▶ **Available data**:
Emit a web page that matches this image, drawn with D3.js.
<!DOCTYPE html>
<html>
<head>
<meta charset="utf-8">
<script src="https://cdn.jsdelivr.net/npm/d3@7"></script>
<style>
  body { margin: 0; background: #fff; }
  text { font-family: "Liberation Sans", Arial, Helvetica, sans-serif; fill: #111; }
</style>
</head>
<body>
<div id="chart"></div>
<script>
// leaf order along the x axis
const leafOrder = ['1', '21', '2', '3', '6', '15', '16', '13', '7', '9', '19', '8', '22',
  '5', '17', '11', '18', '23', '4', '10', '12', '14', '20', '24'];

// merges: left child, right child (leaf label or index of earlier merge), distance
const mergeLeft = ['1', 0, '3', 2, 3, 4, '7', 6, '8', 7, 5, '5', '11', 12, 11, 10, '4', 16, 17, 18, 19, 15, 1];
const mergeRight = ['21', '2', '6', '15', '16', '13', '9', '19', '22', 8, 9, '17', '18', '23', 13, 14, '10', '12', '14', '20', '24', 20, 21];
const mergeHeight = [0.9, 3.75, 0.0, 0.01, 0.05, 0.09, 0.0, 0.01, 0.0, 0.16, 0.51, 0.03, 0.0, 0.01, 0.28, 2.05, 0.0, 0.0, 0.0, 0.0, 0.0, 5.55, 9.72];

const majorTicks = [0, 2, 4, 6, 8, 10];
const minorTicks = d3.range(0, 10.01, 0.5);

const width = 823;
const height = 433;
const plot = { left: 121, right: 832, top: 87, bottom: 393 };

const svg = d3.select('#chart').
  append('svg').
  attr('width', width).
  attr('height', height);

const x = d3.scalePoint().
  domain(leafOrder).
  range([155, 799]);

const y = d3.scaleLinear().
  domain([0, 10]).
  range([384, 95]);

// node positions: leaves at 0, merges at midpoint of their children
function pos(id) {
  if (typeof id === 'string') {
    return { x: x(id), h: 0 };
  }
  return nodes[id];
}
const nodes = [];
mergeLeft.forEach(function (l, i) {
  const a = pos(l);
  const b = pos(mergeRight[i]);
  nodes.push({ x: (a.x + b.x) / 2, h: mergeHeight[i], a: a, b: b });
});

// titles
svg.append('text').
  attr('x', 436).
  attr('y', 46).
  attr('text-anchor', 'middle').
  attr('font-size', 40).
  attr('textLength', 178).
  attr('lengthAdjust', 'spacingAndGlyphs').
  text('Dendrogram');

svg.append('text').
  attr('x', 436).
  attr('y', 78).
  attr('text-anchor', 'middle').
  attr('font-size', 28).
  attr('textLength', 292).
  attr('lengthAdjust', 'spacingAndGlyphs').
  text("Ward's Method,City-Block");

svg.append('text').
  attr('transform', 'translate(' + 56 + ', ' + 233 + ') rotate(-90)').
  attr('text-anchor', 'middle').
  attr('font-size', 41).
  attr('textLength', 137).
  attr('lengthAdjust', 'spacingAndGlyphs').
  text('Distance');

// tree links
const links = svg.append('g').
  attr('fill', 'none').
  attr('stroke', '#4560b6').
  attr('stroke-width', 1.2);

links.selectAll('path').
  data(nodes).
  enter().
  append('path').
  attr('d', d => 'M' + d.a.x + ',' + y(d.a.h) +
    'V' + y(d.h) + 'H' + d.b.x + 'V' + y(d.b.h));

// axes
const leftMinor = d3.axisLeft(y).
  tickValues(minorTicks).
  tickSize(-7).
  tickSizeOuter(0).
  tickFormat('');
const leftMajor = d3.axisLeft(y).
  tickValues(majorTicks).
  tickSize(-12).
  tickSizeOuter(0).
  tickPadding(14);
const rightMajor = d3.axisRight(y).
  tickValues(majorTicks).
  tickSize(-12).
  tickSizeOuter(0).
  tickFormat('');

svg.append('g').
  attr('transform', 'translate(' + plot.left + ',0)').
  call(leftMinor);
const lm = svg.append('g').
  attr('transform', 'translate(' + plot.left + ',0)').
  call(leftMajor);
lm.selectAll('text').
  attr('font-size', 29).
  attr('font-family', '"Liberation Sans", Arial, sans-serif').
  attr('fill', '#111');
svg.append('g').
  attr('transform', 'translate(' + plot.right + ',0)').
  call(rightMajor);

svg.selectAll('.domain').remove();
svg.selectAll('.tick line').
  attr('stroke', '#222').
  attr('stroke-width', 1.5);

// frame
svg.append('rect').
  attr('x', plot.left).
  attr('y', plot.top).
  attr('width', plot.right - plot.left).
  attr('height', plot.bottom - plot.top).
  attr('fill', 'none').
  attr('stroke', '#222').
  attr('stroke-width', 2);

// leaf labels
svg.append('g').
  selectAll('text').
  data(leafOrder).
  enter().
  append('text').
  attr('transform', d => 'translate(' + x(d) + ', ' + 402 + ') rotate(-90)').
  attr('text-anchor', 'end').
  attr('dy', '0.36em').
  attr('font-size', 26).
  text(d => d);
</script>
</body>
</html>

▶ **Given problem**:
Print the whole listing again, exactly.

▶ **Problem solution**:
Emit a web page that matches this image, drawn with D3.js.
<!DOCTYPE html>
<html>
<head>
<meta charset="utf-8">
<script src="https://cdn.jsdelivr.net/npm/d3@7"></script>
<style>
  body { margin: 0; background: #fff; }
  text { font-family: "Liberation Sans", Arial, Helvetica, sans-serif; fill: #111; }
</style>
</head>
<body>
<div id="chart"></div>
<script>
// leaf order along the x axis
const leafOrder = ['1', '21', '2', '3', '6', '15', '16', '13', '7', '9', '19', '8', '22',
  '5', '17', '11', '18', '23', '4', '10', '12', '14', '20', '24'];

// merges: left child, right child (leaf label or index of earlier merge), distance
const mergeLeft = ['1', 0, '3', 2, 3, 4, '7', 6, '8', 7, 5, '5', '11', 12, 11, 10, '4', 16, 17, 18, 19, 15, 1];
const mergeRight = ['21', '2', '6', '15', '16', '13', '9', '19', '22', 8, 9, '17', '18', '23', 13, 14, '10', '12', '14', '20', '24', 20, 21];
const mergeHeight = [0.9, 3.75, 0.0, 0.01, 0.05, 0.09, 0.0, 0.01, 0.0, 0.16, 0.51, 0.03, 0.0, 0.01, 0.28, 2.05, 0.0, 0.0, 0.0, 0.0, 0.0, 5.55, 9.72];

const majorTicks = [0, 2, 4, 6, 8, 10];
const minorTicks = d3.range(0, 10.01, 0.5);

const width = 823;
const height = 433;
const plot = { left: 121, right: 832, top: 87, bottom: 393 };

const svg = d3.select('#chart').
  append('svg').
  attr('width', width).
  attr('height', height);

const x = d3.scalePoint().
  domain(leafOrder).
  range([155, 799]);

const y = d3.scaleLinear().
  domain([0, 10]).
  range([384, 95]);

// node positions: leaves at 0, merges at midpoint of their children
function pos(id) {
  if (typeof id === 'string') {
    return { x: x(id), h: 0 };
  }
  return nodes[id];
}
const nodes = [];
mergeLeft.forEach(function (l, i) {
  const a = pos(l);
  const b = pos(mergeRight[i]);
  nodes.push({ x: (a.x + b.x) / 2, h: mergeHeight[i], a: a, b: b });
});

// titles
svg.append('text').
  attr('x', 436).
  attr('y', 46).
  attr('text-anchor', 'middle').
  attr('font-size', 40).
  attr('textLength', 178).
  attr('lengthAdjust', 'spacingAndGlyphs').
  text('Dendrogram');

svg.append('text').
  attr('x', 436).
  attr('y', 78).
  attr('text-anchor', 'middle').
  attr('font-size', 28).
  attr('textLength', 292).
  attr('lengthAdjust', 'spacingAndGlyphs').
  text("Ward's Method,City-Block");

svg.append('text').
  attr('transform', 'translate(' + 56 + ', ' + 233 + ') rotate(-90)').
  attr('text-anchor', 'middle').
  attr('font-size', 41).
  attr('textLength', 137).
  attr('lengthAdjust', 'spacingAndGlyphs').
  text('Distance');

// tree links
const links = svg.append('g').
  attr('fill', 'none').
  attr('stroke', '#4560b6').
  attr('stroke-width', 1.2);

links.selectAll('path').
  data(nodes).
  enter().
  append('path').
  attr('d', d => 'M' + d.a.x + ',' + y(d.a.h) +
    'V' + y(d.h) + 'H' + d.b.x + 'V' + y(d.b.h));

// axes
const leftMinor = d3.axisLeft(y).
  tickValues(minorTicks).
  tickSize(-7).
  tickSizeOuter(0).
  tickFormat('');
const leftMajor = d3.axisLeft(y).
  tickValues(majorTicks).
  tickSize(-12).
  tickSizeOuter(0).
  tickPadding(14);
const rightMajor = d3.axisRight(y).
  tickValues(majorTicks).
  tickSize(-12).
  tickSizeOuter(0).
  tickFormat('');

svg.append('g').
  attr('transform', 'translate(' + plot.left + ',0)').
  call(leftMinor);
const lm = svg.append('g').
  attr('transform', 'translate(' + plot.left + ',0)').
  call(leftMajor);
lm.selectAll('text').
  attr('font-size', 29).
  attr('font-family', '"Liberation Sans", Arial, sans-serif').
  attr('fill', '#111');
svg.append('g').
  attr('transform', 'translate(' + plot.right + ',0)').
  call(rightMajor);

svg.selectAll('.domain').remove();
svg.selectAll('.tick line').
  attr('stroke', '#222').
  attr('stroke-width', 1.5);

// frame
svg.append('rect').
  attr('x', plot.left).
  attr('y', plot.top).
  attr('width', plot.right - plot.left).
  attr('height', plot.bottom - plot.top).
  attr('fill', 'none').
  attr('stroke', '#222').
  attr('stroke-width', 2);

// leaf labels
svg.append('g').
  selectAll('text').
  data(leafOrder).
  enter().
  append('text').
  attr('transform', d => 'translate(' + x(d) + ', ' + 402 + ') rotate(-90)').
  attr('text-anchor', 'end').
  attr('dy', '0.36em').
  attr('font-size', 26).
  text(d => d);
</script>
</body>
</html>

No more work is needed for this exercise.